I'm not against shooting cats if they're on your property and have no visible collar or are known to be feral, and it is safe to do so (take a shot - no nearby neighbors), but honestly, I'd rather have more cats and less birds - that is, if the cats can catch starlings and grackles. The cats can eat the starlings, which in turn fattens up the cats so that they make a nice meal for my dogs - that works.
Having said that, there sure seems to be some logic deficiency in the "arguments" of the animal lover:
Not so, says Frohman of the Maryland-based Alley Cat group. Man is a far worse predator, she said, with skyscrapers and other man-made structures killing countless migrating wild birds in collisions each year.
I'm sorry, but if a bird is not smart enough to avoid hitting a building and dying as a result, rather than going around it, then methinks its genes *need* to be culled from the pool. And, what would she have us do, knock down all existing skyscrapers to help the songbirds?
The true solution to the country’s millions of feral city and country cats, she said, is to trap them, have them spayed or neutered and then released back into the wild.
Wow. Ok, who's going to pay for that / actually get it done? If YOU'RE not, then allowing hunters to do what it is that they do is a solution - in fact, the only solution yet presented that could actually occur. And I find it interesting that she admits that there even is a problem in need of a solution, given that hers is not economically viable.
Killing them, she said, only causes colonies of existing cats to expand in size to take up the territory of those that have been eliminated.

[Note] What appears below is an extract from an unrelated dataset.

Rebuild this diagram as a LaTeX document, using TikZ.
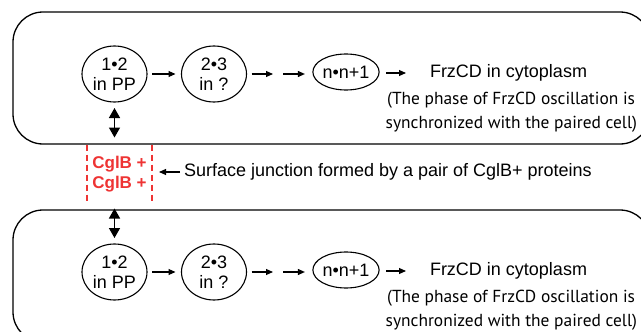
\documentclass[tikz,border=0pt]{standalone}
\usepackage{fontspec}
\setmainfont{Liberation Sans}
\newfontfamily\notefont{PT Sans}
\usetikzlibrary{arrows.meta,shapes.geometric}
\definecolor{junctred}{RGB}{238,52,52}
\begin{document}
\begin{tikzpicture}[x=1pt,y=-1pt,
  every node/.style={inner sep=0pt,outer sep=0pt},
  cellbox/.style={draw,line width=1.3pt,rounded corners=30pt},
  state/.style={draw,ellipse,line width=1.1pt,font=\fontsize{18}{20}\selectfont,
    align=center,minimum width=65pt,minimum height=56pt},
  endstate/.style={draw,ellipse,line width=1.1pt,font=\fontsize{18}{20}\selectfont,
    minimum width=66pt,minimum height=36pt},
  label/.style={font=\fontsize{18}{20}\selectfont,anchor=west},
  note/.style={font=\notefont\fontsize{17.4}{20}\selectfont,anchor=east},
  flow/.style={-{Triangle[length=7pt,width=6pt]},line width=1.1pt},
  link/.style={{Triangle[length=10pt,width=11pt]}-{Triangle[length=10pt,width=11pt]},line width=1.4pt},
  junction/.style={draw=junctred,line width=1.1pt,dash pattern=on 6pt off 4pt}
]
\useasboundingbox (0,0) rectangle (641,332);

% two paired cells, each with its FrzCD state sequence
\foreach \c/\y in {t/0,b/198}{
  \draw[cellbox] (13,12+\y) rectangle (650,144+\y);
  \node[state] (e1\c) at (114.5,74+\y) {1\textbullet2\\in PP};
  \node[state] (e2\c) at (214,74+\y) {2\textbullet3\\in ?};
  \node[endstate] (e3\c) at (346,72+\y) {n\textbullet n+1};
  \coordinate (gap\c) at (278,74+\y);
  \node[label] (f\c) at (430,73+\y) {FrzCD in cytoplasm};
  \node[note] (p\c) at (635,100+\y) {(The phase of FrzCD oscillation is};
  \node[note] (q\c) at (637,124+\y) {synchronized with the paired cell)};
  \draw[flow,shorten <=5pt,shorten >=6pt] (e1\c) -- (e2\c);
  \draw[flow,shorten <=5pt,shorten >=5pt] (e2\c.east |- gap\c) -- (gap\c);
  \draw[flow,shorten <=5pt,shorten >=8pt] (gap\c) -- (gap\c -| e3\c.west);
  \draw[flow,shorten <=7pt,shorten >=24pt] (e3\c.east |- f\c.west) -- (f\c.west);
}

% surface junction between the two cells
\node[minimum width=65pt,minimum height=59pt,align=center,
      font=\bfseries\fontsize{17}{20}\selectfont,text=junctred] (jn) at (119.5,174)
      {CglB +\\CglB +};
\draw[junction] (jn.north west) -- (jn.south west);
\draw[junction] (jn.north east) -- (jn.south east);

\node[label] (sj) at (184,172) {Surface junction formed by a pair of CglB+ proteins};
\draw[flow,shorten <=4pt,shorten >=7pt] (sj.west) -- (jn.east |- sj.west);

\draw[link,shorten <=6pt,shorten >=7pt] (e1t.south) -- (e1t.south |- jn.north);
\draw[link,shorten <=5pt,shorten >=6pt] (e1b.north |- jn.south) -- (e1b.north);
\end{tikzpicture}
\end{document}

Well, yes and no. While it's true that any hardy wild/feral species will rebound from a culling exercise eventually, in the short-term, and even perpetually, allowing hunting/culling can and will in fact reduce the numbers, as it is a matter of time - they are hunted faster than they can procreate, in all likelihood, up to a point of diminishing returns - they get harder and harder to see and hunt, allowing an equilibrium to be established at lower numbers than present. Bottom line, she's incorrect.